Mais attention, ne nous y trompons pas, la fantaisie n’a pas pour autant déserté le cinéma français. Exemple: Un soupçon d’amour, le dernier Paul Vecchiali, sorti lui aussi le mois dernier. Ce film, pourtant, ne s’offre pas comme une œuvre légère et fantasque. Elle assume même une certaine raideur : dispositif théâtral, citations de Racine, esthétique fauchée de série B, présence omniprésente de glorieux modèles passés (le film est dédié à Douglas Sirk), etc. L’intrigue, elle non plus, n’a rien de léger puisqu’elle raconte les errances géographiques et psychologiques d’une comédienne hantée par la mort de son fils unique. Néanmoins – malgré cette raideur et la littéralité de ce scénario psychanalytique – Un soupçon d’amour fourmille d’imprévus, de contrepoints, d’inattendus, d’instants impromptus, de pauses, de moments planants ou futiles. C’est-à-dire de moments où l’imagination se donne libre cours sans obéir à des règles pré-édictées. À quoi cela tient-il ? À une utilisation non-naturaliste et quasi abstraite de la lumière du sud, à quelque chose de musical dans le découpage, à la direction d’acteurs (la spontanéité jaillissante de Marianne Basler et Fabienne Babe), aux sorties de route du dialogue, à une maladresse des corps qui n’est jamais feinte (comme chez Mouret où elle est trop systématique pour être vraie). Bref, à la mise en scène. Résultat : il y a dans cinq minutes d’un film de Vecchiali plus de fantaisie que dans tout Dupieux et tout Letourneur ! Et plus d’imagination et d’imprévisibilité que dans tout Vignal, tout Podalydès, tout Mouret !

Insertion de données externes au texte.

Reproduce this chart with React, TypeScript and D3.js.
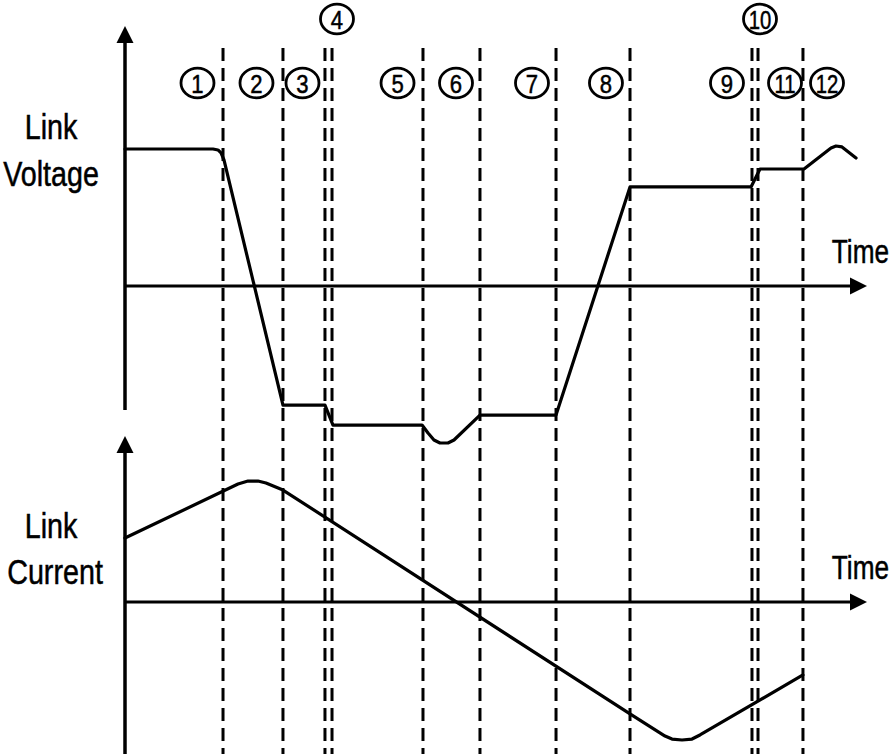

Mais si Paul Vecchiali fait figure de seul réalisateur français à proposer cette rentrée un cinéma authentiquement fantaisiste, il n’est heureusement pas isolé dans le paysage cinématographique français. Je pense à Léos Carax, à Pascale Ferran, à Alain Cavalier, à Bruno Dumont, à Mathieu Amalric, à Jean Paul Civeyrac, à Léa Fehner, à Damien Manivel, à Lucile Hadzihalilovic, à d’autres encore. Heureusement donc, nous avons encore en France un cinéma où l’imagination se donne libre cours sans singer le fantasque. Qu’il revienne vite sur nos écrans !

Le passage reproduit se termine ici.